Developer Jerald E. Andrews is preparing for a potentially devastating flood even if it is the fifth year of drought.
Andrews has trucked in 28,000 cubic yards of dirt so he can raise his property on Firestone Boulevard in Downey as much as 3 1/2 feet before he builds a shopping center. The flood-control work will cost about $150,000, Andrews said.
The developer is one of the first in the area to act to satisfy new flood regulations, which are scheduled to take effect next year. The regulations will require developers working in vulnerable areas to elevate new buildings or provide other protection from a 100-year flood.
Andrews said he opposes the new regulations, but added, "I knew what was going to come down the pike, and I felt I had to be prepared."
City officials and developers from Pico Rivera to Long Beach are also concerned, saying the new standards will significantly increase building costs and bring construction to a standstill.
"We're going through a recession. What you could have is a local depression," said Downey City Manager Gerald M. Caton.
The Federal Emergency Management Agency is working on new flood maps that show where serious flooding would occur in cities from Pico Rivera to Long Beach in the event of a 100-year flood. Such a flood, which has a 1% chance of occurring in any given year, would cause waters to break out of the Rio Hondo and Los Angeles rivers and swamp surrounding communities, officials said.
When those maps are published next year, new building standards to protect property against flood damage will be put in place throughout much of the area.
New residential construction in flood-prone areas would have to be raised above projected flood-water levels, which could run as high as 15 feet in one area of Long Beach. Commercial properties could be raised or flood doors or shields could be installed to keep out water.
The regulations would also cover existing homes and other buildings that are significantly improved.
In addition, those buying property with federally insured loans would be required to obtain flood insurance. The insurance would cost about $250 a year for a home that could be rebuilt for $150,000, officials said.
Caton has organized 13 Southeast-area cities in the flood zone to campaign against the new building requirements. The cities are Bell Gardens, Bellflower, Carson, Cerritos, Compton, Downey, Lakewood, Long Beach, Lynwood, Montebello, Paramount, Pico Rivera and South Gate.
City officials argue that the requirements are too severe, given the fact that the Army Corps of Engineers has proposed building concrete walls atop levees along the Rio Hondo and Los Angeles rivers to handle waters from a 100-year flood. Bridges would also be raised.

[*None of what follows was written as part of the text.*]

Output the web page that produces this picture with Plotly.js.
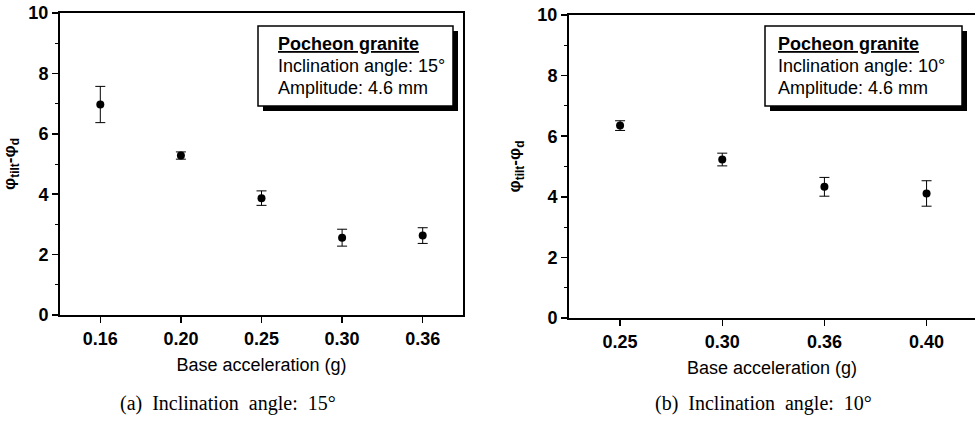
<!DOCTYPE html>
<html>
<head>
<meta charset="utf-8">
<script src="https://cdn.plot.ly/plotly-3.0.1.min.js"></script>
<style>
  html, body { margin: 0; padding: 0; background: #fff; }
  #chart { width: 975px; height: 422px; }
</style>
</head>
<body>
<div id="chart"></div>
<script>
// (a) inclination angle 15 degrees
const accelA = ['0.16', '0.20', '0.25', '0.30', '0.36'];
const phiA   = [6.97, 5.28, 3.87, 2.56, 2.63];
const errA   = [0.60, 0.12, 0.24, 0.28, 0.26];

// (b) inclination angle 10 degrees
const accelB = ['0.25', '0.30', '0.36', '0.40'];
const phiB   = [6.35, 5.23, 4.33, 4.11];
const errB   = [0.16, 0.21, 0.31, 0.42];

const yTicks = [0, 2, 4, 6, 8, 10];

const W = 975, H = 422;
const px = v => v / W;          // pixel x -> paper x
const py = v => 1 - v / H;      // pixel y -> paper y

const sans = 'Liberation Sans, Arial, sans-serif';
const serif = 'Liberation Serif, Times New Roman, serif';

function pointTrace(x, y, err, xa, ya) {
  return {
    type: 'scatter', mode: 'markers',
    x: x, y: y, xaxis: xa, yaxis: ya,
    marker: { color: '#000', size: 8, symbol: 'circle' },
    error_y: { type: 'data', array: err, visible: true, color: '#000', thickness: 1, width: 5 },
    showlegend: false, hoverinfo: 'x+y'
  };
}

function xAxis(domain, range, anchor) {
  return {
    domain: domain, range: range, anchor: anchor, type: 'category',
    showline: true, linecolor: '#000', linewidth: 2, mirror: true,
    ticks: 'outside', ticklen: 6, tickwidth: 1.5, tickcolor: '#000',
    showgrid: false, zeroline: false,
    tickfont: { family: sans, size: 18, color: '#000', weight: 'bold' },
    title: { text: 'Base acceleration (g)', standoff: 11,
             font: { family: sans, size: 18, color: '#000' } }
  };
}

function yAxis(domain, anchor) {
  return {
    domain: domain, range: [0, 10], anchor: anchor,
    tickmode: 'array', tickvals: yTicks, ticktext: yTicks.map(String),
    showline: true, linecolor: '#000', linewidth: 2, mirror: true,
    ticks: 'outside', ticklen: 6, tickwidth: 1.5, tickcolor: '#000',
    minor: { tickmode: 'array', tickvals: [1, 3, 5, 7, 9], ticks: 'outside', ticklen: 3, tickwidth: 1, tickcolor: '#000' },
    showgrid: false, zeroline: false,
    tickfont: { family: sans, size: 18, color: '#000', weight: 'bold' },
    title: { text: '\u03c6<sub>tilt</sub>-\u03c6<sub>d</sub>', standoff: 12,
             font: { family: sans, size: 17, color: '#000', weight: 'bold' } }
  };
}

// info box: shadow rectangle, bordered white box, three text lines
function infoBox(x0, x1, y0, y1, textX, angle) {
  const shapes = [
    { type: 'rect', xref: 'paper', yref: 'paper', layer: 'above',
      x0: px(x0 + 5), x1: px(x1 + 5), y0: py(y1 + 5), y1: py(y0 + 5),
      fillcolor: '#000', line: { width: 0 } },
    { type: 'rect', xref: 'paper', yref: 'paper', layer: 'above',
      x0: px(x0), x1: px(x1), y0: py(y1), y1: py(y0),
      fillcolor: '#fff', line: { color: '#000', width: 1.5 } }
  ];
  const lines = ['<b><u>Pocheon granite</u></b>',
                 'Inclination angle: ' + angle + '\u00b0',
                 'Amplitude: 4.6 mm'];
  const ys = [44, 66, 88];
  const anns = lines.map((t, i) => ({
    xref: 'paper', yref: 'paper', x: px(textX), y: py(ys[i]),
    xanchor: 'left', yanchor: 'middle', showarrow: false, text: t,
    font: { family: sans, size: 18, color: '#000' }
  }));
  return { shapes, anns };
}

const boxA = infoBox(258, 453, 26, 106, 276, '15');
const boxB = infoBox(765, 962, 26, 106, 776, '10');

const captions = [
  { text: '(a)\u00a0 Inclination\u00a0 angle:\u00a0 15\u00b0', x: 228 },
  { text: '(b)\u00a0 Inclination\u00a0 angle:\u00a0 10\u00b0', x: 763 }
].map(c => ({
  xref: 'paper', yref: 'paper', x: px(c.x), y: py(403),
  xanchor: 'center', yanchor: 'middle', showarrow: false, text: c.text,
  font: { family: serif, size: 20, color: '#000' }
}));

const layout = {
  width: W, height: H,
  margin: { l: 0, r: 0, t: 0, b: 0 },
  paper_bgcolor: '#fff', plot_bgcolor: '#fff',
  showlegend: false,
  xaxis:  xAxis([px(60), px(463)], [-0.5, 4.5], 'y'),
  yaxis:  yAxis([py(315), py(13)], 'x'),
  xaxis2: xAxis([px(569), 1], [-0.5, 3.474], 'y2'),
  yaxis2: yAxis([py(318), py(15)], 'x2'),
  shapes: [...boxA.shapes, ...boxB.shapes],
  annotations: [...boxA.anns, ...boxB.anns, ...captions]
};

const data = [
  pointTrace(accelA, phiA, errA, 'x', 'y'),
  pointTrace(accelB, phiB, errB, 'x2', 'y2')
];

Plotly.newPlot('chart', data, layout, { staticPlot: true, displayModeBar: false });
</script>
</body>
</html>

The project, which has received preliminary congressional approval, would do away with the need for the new building requirements and flood insurance, officials said.
But federal, state and county officials would still have to find funding for the $337-million project. If all goes smoothly, the project could be completed in late 2001, Project Manager Stuart H. Brehm estimated.
"If there was no solution to the problem, that would be one thing," Caton said. "But since there is a solution, it makes no sense to put these onerous flood-management requirements in today just to do away with them tomorrow." Caton said the group does not oppose the flood insurance requirement because property owners in the flood-prone areas face a risk and need protection against financial loss.
So far, local officials have not had much success against the new regulations. Last year, they persuaded then-U.S. Sen. Pete Wilson to make a legislative bid to forestall the new requirements. It failed.
The Corps of Engineers in 1987 first announced that the Southeast and Long Beach areas need more flood protection than previously thought. Federal flood officials insist that actions must be taken to protect property as long as there is a danger of flooding.
"They need new flood regulations," said Henry Chau, a spokesman for the Federal Emergency Management Agency.
City officials are regrouping. They have hired the University of Southern California's School of Urban and Regional Planning to produce a study of the economic impact of the new building regulations on the area's economy. Once they receive the results, city officials plan to approach area lawmakers again to try to block the regulations, Caton said.
Meanwhile, experts have revised their projections of how waters would breach the banks of the Rio Hondo and Los Angeles rivers. As a result, large portions of several cities are no longer classified as flood-prone areas.
In Bell Gardens, for example, the first maps released by federal officials in 1989 indicated that 50% of the city would be swamped by a 100-year flood. Now officials estimate that only 5% of Bell Gardens would be flooded, which means the pending building regulations and insurance requirements would apply only to 5% of the city.